In Australia, laws relating to dangerous and Habitual offenders have been criticized as ignoring the principle of certainty in sentencing. Another major concern in Australia is the considerable disparity that exists in the requirements for dangerous offender status and in the available sentences for such offenders across jurisdictions. Age and offense requirements, indeterminate or fixed sentencing provisions, and review procedures are quite different from state to state; these inconsistencies have been removed to some extent in the past decade.

Some unusual scenarios have arisen, particularly in California in the United States—the state punishes shoplifting and similar crimes involving over $500 in property as felony petty theft if the person who committed the crime has a prior conviction for any form of theft, including robbery or burglary. As a result, some defendants have been given sentences of 25 years to life in prison for such crimes as shoplifting golf clubs (Gary Ewing, previous strikes for burglary and robbery with a knife), nine videotapes (Leandro Andrade, 50 years to life for two counts of shoplifting), or, along with a violent assault, a slice of pepperoni pizza from a group of children (Jerry Dewayne Williams, four previous non-violent felonies, sentence later reduced to six years on appeal), some have even been sentenced to life without parole for non-violent crimes (Alice Marie Johnson, and Alvin Kennard).
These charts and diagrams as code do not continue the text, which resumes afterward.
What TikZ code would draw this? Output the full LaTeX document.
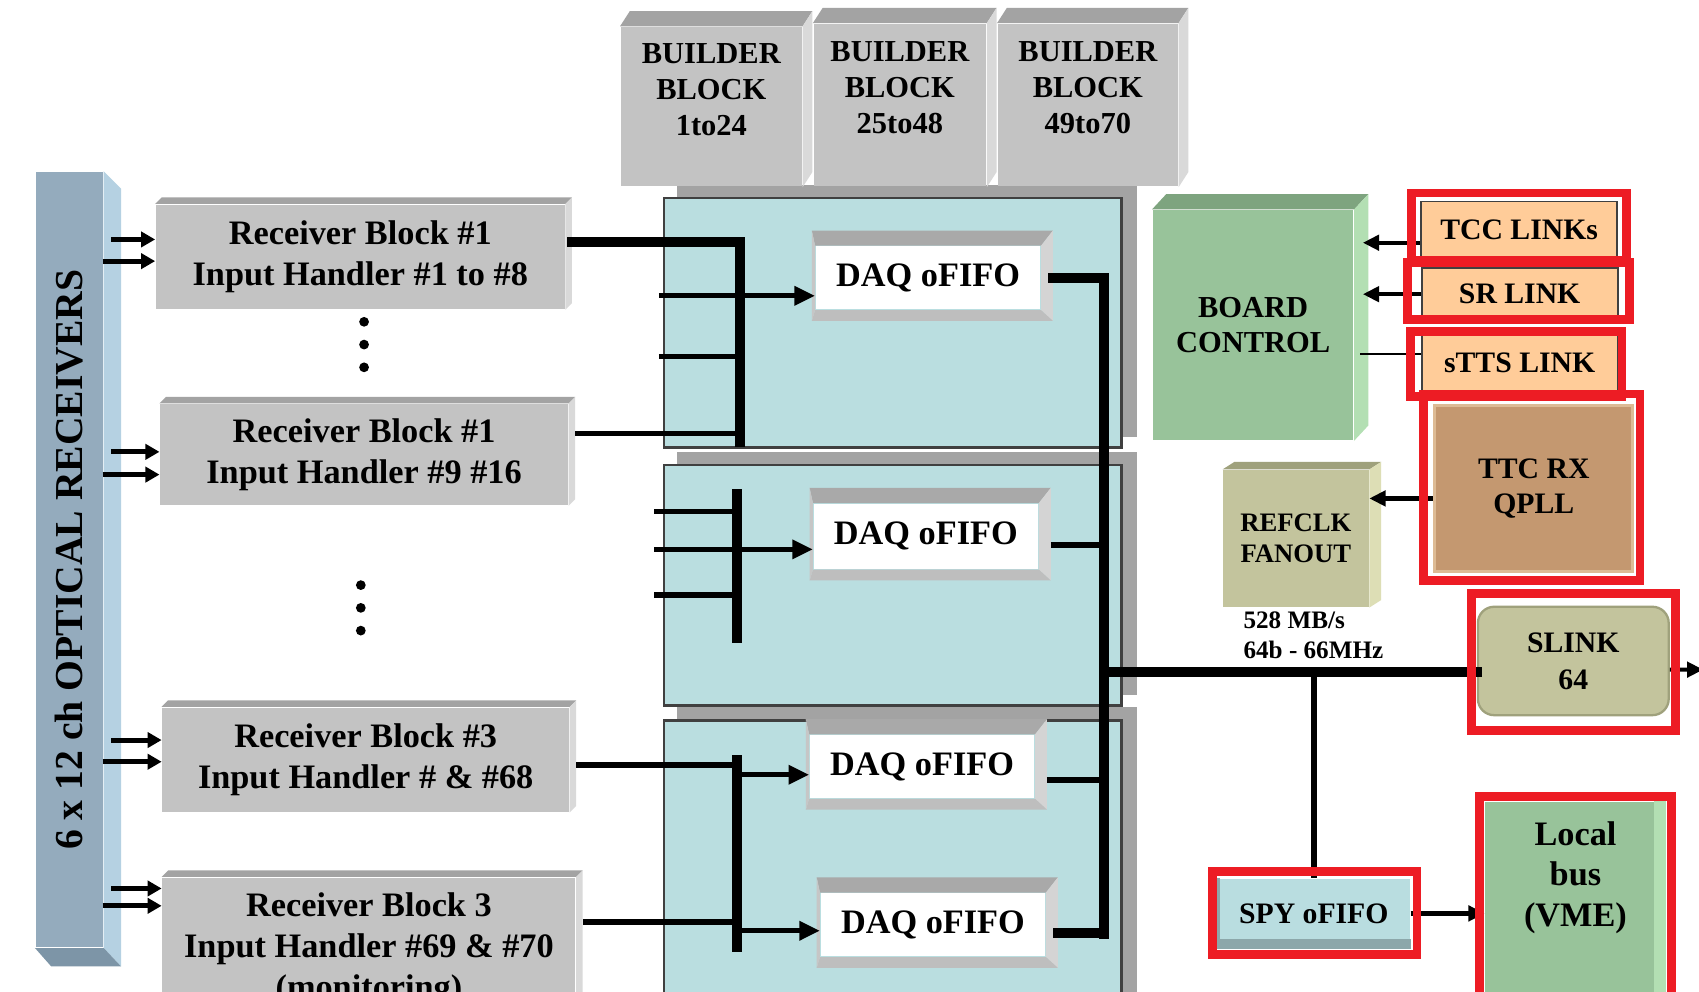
\documentclass[tikz,border=0pt]{standalone}
\usepackage{fontspec}
\setmainfont{Liberation Serif}
\usetikzlibrary{arrows.meta,backgrounds}
\definecolor{RxGray}{HTML}{C3C3C3}
\definecolor{RxTop}{HTML}{A3A3A3}
\definecolor{RxSide}{HTML}{D9D9D9}
\definecolor{OptFront}{HTML}{94ABBD}
\definecolor{OptSide}{HTML}{B5D1E2}
\definecolor{OptBottom}{HTML}{7D95A7}
\definecolor{PanelTeal}{HTML}{BADEE0}
\definecolor{PanelShade}{HTML}{A3A3A3}
\definecolor{BevTop}{HTML}{A9A9A9}
\definecolor{BevSide}{HTML}{D4D4D4}
\definecolor{BevBottom}{HTML}{BEBEBE}
\definecolor{BevLeft}{HTML}{C6C6C6}
\definecolor{CtrlGreen}{HTML}{98C39A}
\definecolor{CtrlTop}{HTML}{7EA47F}
\definecolor{CtrlSide}{HTML}{B3DFB3}
\definecolor{LinkPeach}{HTML}{FFCC99}
\definecolor{TtcTan}{HTML}{C49870}
\definecolor{TtcEdge}{HTML}{DDBB95}
\definecolor{Olive}{HTML}{C3C49D}
\definecolor{OliveTop}{HTML}{9FA17C}
\definecolor{OliveSide}{HTML}{DDDEB5}
\definecolor{SpyTeal}{HTML}{B9DDE0}
\definecolor{SpyEdge}{HTML}{8CA7AA}
\definecolor{HiRed}{HTML}{ED1C24}

% top and right faces of a raised box
\newcommand{\boxfaces}[5]{%
  \fill[#4] (#1.north west) -- ++(#2,-#3) -- ([shift={(#2,-#3)}]#1.north east) -- (#1.north east) -- cycle;
  \fill[#5] (#1.north east) -- ([shift={(#2,-#3)}]#1.north east) -- ([shift={(#2,-#3)}]#1.south east) -- (#1.south east) -- cycle;
}
% bevel frame round a fifo
\newcommand{\fifobevel}[1]{%
  \fill[BevTop] ([shift={(-3,-14)}]#1.north west) -- ([shift={(11,-14)}]#1.north east) -- (#1.north east) -- (#1.north west) -- cycle;
  \fill[BevSide] (#1.north east) -- ([shift={(11,-14)}]#1.north east) -- ([shift={(11,10)}]#1.south east) -- (#1.south east) -- cycle;
  \fill[BevBottom] (#1.south west) -- (#1.south east) -- ([shift={(11,10)}]#1.south east) -- ([shift={(-3,10)}]#1.south west) -- cycle;
  \fill[BevLeft] (#1.north west) -- ([shift={(-3,-14)}]#1.north west) -- ([shift={(-3,10)}]#1.south west) -- (#1.south west) -- cycle;
}

\begin{document}
\begin{tikzpicture}[x=0.01cm, y=-0.01cm,
    rxblock/.style={fill=RxGray, inner sep=0pt, align=center, font=\fontsize{9}{10.7}\selectfont\bfseries},
    builder/.style={fill=RxGray, inner sep=0pt, minimum height=1.5cm},
    bbtext/.style={align=center, yshift=0.16cm, font=\fontsize{8}{9.4}\selectfont\bfseries},
    panel/.style={fill=PanelTeal, draw=black!75, line width=0.6pt, minimum width=4.22cm, inner sep=0pt},
    fifo/.style={fill=white, minimum width=2.07cm, minimum height=0.58cm, inner sep=0pt, font=\fontsize{9}{10.7}\selectfont\bfseries},
    smalltext/.style={align=center, inner sep=0pt, font=\fontsize{7.8}{9.4}\selectfont\bfseries},
    linkbox/.style={smalltext, fill=LinkPeach, draw=black!75, line width=0.5pt, minimum width=1.81cm},
    hilite/.style={draw=HiRed, line width=2.3pt},
    bus/.style={line width=2.6pt, line cap=rect},
    wire/.style={line width=1.4pt},
    feed/.style={line width=1.3pt, -{Triangle[length=0.13cm,width=0.14cm]}},
    tofifo/.style={line width=1.4pt, -{Triangle[length=0.19cm,width=0.17cm]}},
    toctrl/.style={line width=1.1pt, -{Triangle[length=0.15cm,width=0.14cm]}}]
  \useasboundingbox (0,0) rectangle (1568,915);
  \clip (0,0) rectangle (1568,915);

  % builder blocks
  \node[builder, minimum width=1.67cm, minimum height=1.47cm, label={[bbtext]center:BUILDER\\BLOCK\\1to24}] (bb1) at (656.5,98.5) {};
  \node[builder, minimum width=1.59cm, label={[bbtext]center:BUILDER\\BLOCK\\25to48}] (bb2) at (830.5,97) {};
  \node[builder, minimum width=1.66cm, label={[bbtext]center:BUILDER\\BLOCK\\49to70}] (bb3) at (1004,97) {};
  \foreach \b in {bb1,bb2,bb3} {\boxfaces{\b}{9}{14}{RxTop}{RxSide}}

  % optical receivers
  \node[fill=OptFront, rotate=90, minimum width=7.15cm, minimum height=0.62cm, inner sep=0pt, font=\fontsize{10.4}{12}\selectfont\bfseries] (optrx) at (64,516.5) {6 x 12 ch OPTICAL RECEIVERS};
  \fill[OptSide] (optrx.south east) -- ++(16,16) -- ([shift={(16,17)}]optrx.south west) -- (optrx.south west) -- cycle;
  \fill[OptBottom] (optrx.north west) -- (optrx.south west) -- ++(16,17) -- ([shift={(15,17)}]optrx.north west) -- cycle;

  % receiver blocks
  \node[rxblock, minimum width=3.77cm, minimum height=0.96cm] (RB1) at (332.5,237) {Receiver Block \#1\\Input Handler \#1 to \#8};
  \node[rxblock, minimum width=3.76cm, minimum height=0.93cm] (RB2) at (336,419.5) {Receiver Block \#1\\Input Handler \#9 \#16};
  \node[rxblock, minimum width=3.75cm, minimum height=0.96cm] (RB3) at (337.5,701) {Receiver Block \#3\\Input Handler \# \& \#68};
  \node[rxblock, minimum width=3.81cm, minimum height=1.32cm] (RB4) at (340.5,876) {Receiver Block 3\\Input Handler \#69 \& \#70\\(monitoring)};
  \foreach \r in {RB1,RB2,RB3,RB4} {\boxfaces{\r}{6}{6}{RxTop}{RxSide}}
  \foreach \y in {297,318,339} {\fill (336,\y) circle (0.045cm); \fill (333,\y+243) circle (0.045cm);}

  \foreach \r/\ya/\yb in {RB1/0.16/-0.04, RB2/0.025/-0.185, RB3/0.18/-0.02, RB4/0.56/0.40} {
    \draw[feed] ([xshift=0.07cm,yshift=\ya cm]optrx.south |- \r.west) -- ([yshift=\ya cm]\r.west);
    \draw[feed] ([xshift=-0.01cm,yshift=\yb cm]optrx.south |- \r.west) -- ([yshift=\yb cm]\r.west);
  }

  % DAQ panels
  \node[panel, minimum height=2.30cm] (panA) at (824,298) {};
  \node[panel, minimum height=2.22cm] (panB) at (824,540) {};
  \node[panel, minimum height=2.95cm] (panC) at (824,812.5) {};
  \begin{scope}[on background layer]
    \fill[white] (0,0) rectangle (1568,915);
    \foreach \p in {panA,panB,panC}
      \fill[PanelShade] ([shift={(13,-11)}]\p.south west) rectangle ([shift={(13,-11)}]\p.north east);
  \end{scope}

  \node[fifo] (DAQ1) at (856.5,256.5) {DAQ oFIFO};
  \node[fifo, minimum height=0.60cm] (DAQ2) at (854.5,495) {DAQ oFIFO};
  \node[fifo] (DAQ3) at (851,707.5) {DAQ oFIFO};
  \node[fifo] (DAQ4) at (861,853.5) {DAQ oFIFO};
  \foreach \f in {DAQ1,DAQ2,DAQ3,DAQ4} {\fifobevel{\f}}

  % input side of panel A
  \coordinate (aBot) at (683,408);
  \coordinate (aIn1) at (608,273);
  \coordinate (aIn2) at (608,329);
  \draw[bus, shorten <=0.06cm] ([yshift=0.14cm]RB1.east) -| (aBot);
  \draw[wire] (aIn1) -- (aIn1 -| aBot);
  \draw[wire] (aIn2) -- (aIn2 -| aBot);
  \draw[wire, shorten <=0.06cm] ([yshift=0.195cm]RB2.east) -- ([yshift=0.195cm]RB2.east -| aBot);
  \draw[tofifo] (aIn1 -| aBot) -- (aIn1 -| DAQ1.west);

  % input side of panel B
  \coordinate (bTop) at (680,456);
  \coordinate (bBot) at (680,589);
  \foreach \n/\y in {1/472,2/507,3/549} {\coordinate (bIn\n) at (604,\y);}
  \draw[bus] (bTop) -- (bBot);
  \foreach \n in {1,2,3} {\draw[wire] (bIn\n) -- (bIn\n -| bTop);}
  \draw[tofifo] (bIn2 -| bTop) -- (bIn2 -| DAQ2.west);

  % input side of panel C
  \coordinate (cTop) at (680,701);
  \coordinate (cBot) at (680,874);
  \draw[bus] (cTop) -- (cBot);
  \draw[wire, shorten <=0.06cm] ([yshift=-0.05cm]RB3.east) -- ([yshift=-0.05cm]RB3.east -| cTop);
  \draw[wire, shorten <=0.06cm] ([yshift=0.25cm]RB4.east) -- ([yshift=0.25cm]RB4.east -| cTop);
  \draw[tofifo] ([yshift=-0.075cm]DAQ3.west -| cTop) -- ([yshift=-0.075cm]DAQ3.west);
  \draw[tofifo] ([yshift=-0.055cm]DAQ4.west -| cTop) -- ([yshift=-0.055cm]DAQ4.west);

  % output bus
  \coordinate (rTop) at (1019,254);
  \coordinate (rBot) at (1019,862);
  \coordinate (rMid) at (1019,620);
  \draw[bus, shorten <=0.11cm] (DAQ1.east) -| (rBot);
  \draw[wire, shorten <=0.11cm] ([yshift=-0.08cm]DAQ2.east) -- ([yshift=-0.08cm]DAQ2.east -| rTop);
  \draw[wire, shorten <=0.11cm] ([yshift=-0.125cm]DAQ3.east) -- ([yshift=-0.125cm]DAQ3.east -| rTop);
  \draw[bus, shorten <=0.11cm] ([yshift=-0.075cm]DAQ4.east) -- ([yshift=-0.075cm]DAQ4.east -| rTop);

  % control side
  \node[smalltext, fill=CtrlGreen, minimum width=1.85cm, minimum height=2.12cm, font=\fontsize{8}{9.4}\selectfont\bfseries] (BC) at (1156.5,300) {BOARD\\CONTROL};
  \boxfaces{BC}{13}{14}{CtrlTop}{CtrlSide}
  \node[linkbox, minimum height=0.52cm] (TCC) at (1402,212) {TCC LINKs};
  \node[linkbox, minimum height=0.49cm] (SR) at (1402.5,271.5) {SR LINK};
  \node[linkbox, minimum height=0.55cm] (STTS) at (1402.5,334.5) {sTTS LINK};
  \node[smalltext, fill=TtcTan, draw=TtcEdge, line width=0.8pt, minimum width=1.83cm, minimum height=1.53cm, font=\fontsize{7.8}{9.1}\selectfont\bfseries] (TTC) at (1415.5,451) {TTC RX\\QPLL};
  \node[smalltext, fill=Olive, minimum width=1.34cm, minimum height=1.26cm, font=\fontsize{7}{8}\selectfont\bfseries] (REF) at (1196,497) {REFCLK\\FANOUT};
  \boxfaces{REF}{11}{7}{OliveTop}{OliveSide}
  \node[align=left, anchor=west, inner sep=0pt, font=\fontsize{6.6}{7.9}\selectfont\bfseries] (rate) at (1147,586) {528 MB/s\\64b - 66MHz};
  \node[smalltext, fill=Olive, draw=OliveTop, line width=0.6pt, rounded corners=0.15cm, minimum width=1.76cm, minimum height=1.0cm, font=\fontsize{7.8}{9.7}\selectfont\bfseries] (SLINK) at (1452,610) {SLINK\\64};
  \node[smalltext, fill=SpyTeal, minimum width=1.77cm, minimum height=0.64cm] (SPY) at (1212.5,843) {SPY oFIFO};
  \fill[SpyEdge] ([yshift=0.09cm]SPY.south west) rectangle (SPY.south east);
  \fill[SpyEdge] (SPY.north west) rectangle ([xshift=0.03cm]SPY.south west);
  \node[fill=CtrlGreen, minimum width=1.66cm, minimum height=2.2cm, inner sep=0pt, label={[align=center, yshift=0.4cm, font=\fontsize{9}{10.7}\selectfont\bfseries]center:Local\\bus\\(VME)}] (Local) at (1454,850) {};
  \fill[CtrlSide] ([xshift=-0.11cm]Local.north east) rectangle (Local.south east);

  \draw[toctrl] ([yshift=-0.12cm]TCC.west) -- ([xshift=0.08cm,yshift=-0.12cm]TCC.west -| BC.east);
  \draw[toctrl] (SR.west) -- ([xshift=0.08cm]SR.west -| BC.east);
  \draw[line width=0.6pt] ([yshift=0.08cm]STTS.west) -- ([xshift=0.05cm,yshift=0.08cm]STTS.west -| BC.east);
  \draw[toctrl] ([yshift=-0.09cm]TTC.west) -- ([yshift=-0.09cm]TTC.west -| REF.east);
  \draw[bus] (rMid) -- (rMid -| SLINK.west);
  \draw[line width=1.7pt] (SPY.north |- rMid) -- (SPY.north);
  \draw[toctrl, line width=1.4pt] (SPY.east) -- (SPY.east -| Local.west);
  \coordinate (slOut) at (1572,618);
  \draw[toctrl] ([yshift=-0.08cm]SLINK.east) -- (slOut);

  % highlighted items
  \draw[hilite] ([shift={(-8,-7)}]TCC.north west) rectangle ([shift={(8,1)}]TCC.south east);
  \draw[hilite] ([shift={(-12,-4)}]SR.north west) rectangle ([shift={(10,-2)}]SR.south east);
  \draw[hilite] ([shift={(-9,0)}]STTS.north west) rectangle ([shift={(3,3)}]STTS.south east);
  \draw[hilite] ([shift={(-9,-9.5)}]TTC.north west) rectangle ([shift={(5,6.5)}]TTC.south east);
  \draw[hilite] ([shift={(-5,-11)}]SLINK.north west) rectangle ([shift={(5,13)}]SLINK.south east);
  \draw[hilite] ([shift={(-4,-6)}]SPY.north west) rectangle ([shift={(6,5)}]SPY.south east);
  \draw[hilite] ([shift={(-5,-4)}]Local.north west) rectangle ([shift={(5,0)}]Local.south east);
\end{tikzpicture}
\end{document}
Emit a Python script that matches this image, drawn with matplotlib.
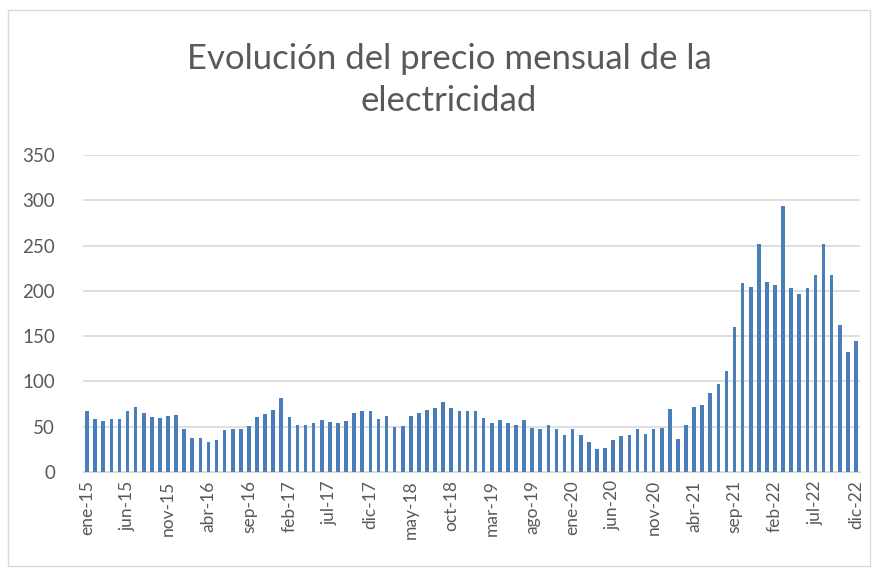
import matplotlib
matplotlib.use("Agg")
import matplotlib.pyplot as plt
from matplotlib.patches import Rectangle

# meses ene-15 .. dic-22
meses = ["ene", "feb", "mar", "abr", "may", "jun", "jul", "ago", "sep", "oct", "nov", "dic"]
anios = ["15", "16", "17", "18", "19", "20", "21", "22"]
etiquetas = [m + "-" + a for a in anios for m in meses]

precios = [
    67, 58.5, 56, 59, 58, 67, 72, 65, 61, 60, 62, 63,          # 2015
    47, 38, 37.5, 33, 35, 46, 48, 48, 51, 61, 64, 69,          # 2016
    82, 61, 51.5, 52, 54, 57, 55.5, 54.5, 56, 65, 67, 67,      # 2017
    58.5, 62, 50, 51, 62, 65, 68, 71, 77, 71, 67, 67.5,        # 2018
    67.5, 60, 54, 57, 54, 52, 57, 49, 47, 52, 48, 41,          # 2019
    47, 41, 33, 25, 27, 35.5, 40, 41, 47, 42, 48, 49,          # 2020
    70, 36.5, 52, 71.5, 74, 87, 97, 111, 160.5, 209, 204, 252, # 2021
    210, 206, 294, 203, 196, 203, 218, 252, 217, 162, 132, 145,  # 2022
]

W, H = 877, 572
fig = plt.figure(figsize=(W / 100, H / 100), dpi=100)
ax = fig.add_axes([83 / W, 1 - 472 / H, (860 - 83) / W, (472 - 155) / H])

x = list(range(len(precios)))
ax.bar(x, precios, width=0.45, color="#4a7ebb", zorder=3)

ax.set_xlim(-0.5, len(precios) - 0.5)
ax.set_ylim(0, 350)
ax.set_yticks(range(0, 351, 50))
ax.grid(axis="y", color="#d9d9d9", linewidth=1.2, zorder=0)
ax.set_xticks(x[::5])
ax.set_xticklabels(etiquetas[::5], rotation=90)

ax.tick_params(axis="both", length=0, labelsize=12.5, colors="#595959", labelfontfamily="Lato")
ax.tick_params(axis="y", labelsize=13.5, pad=20)
ax.tick_params(axis="x", pad=6)
for s in ["top", "right", "left"]:
    ax.spines[s].set_visible(False)
ax.spines["bottom"].set_color("#d9d9d9")

fig.text(449 / W, 1 - 80 / H, "Evolución del precio mensual de la\nelectricidad",
         ha="center", va="center", fontsize=25, color="#595959", family="Lato",
         linespacing=1.4)

fig.add_artist(Rectangle((8 / W, 1 - 566 / H), (870 - 8) / W, (566 - 10) / H,
                         transform=fig.transFigure, fill=False, edgecolor="#d9d9d9", linewidth=1))

fig.savefig("out.png", dpi=100)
===Undue prosecutorial leverage===
Habitual Offender laws also give prosecutors more power to force a defendant to plea bargain, as often the only deviation from a mandatory minimum sentence is with prosecutor approval.

===Compatibility with fundamental rights===
The laws have been challenged on the basis of violating fundamental rights.

In the US on March 5, 2003, the U.S. Supreme Court held by a 5–4 majority that such sentences do not violate the Eighth Amendment of the U.S. Constitution, which prohibits "cruel and unusual punishment".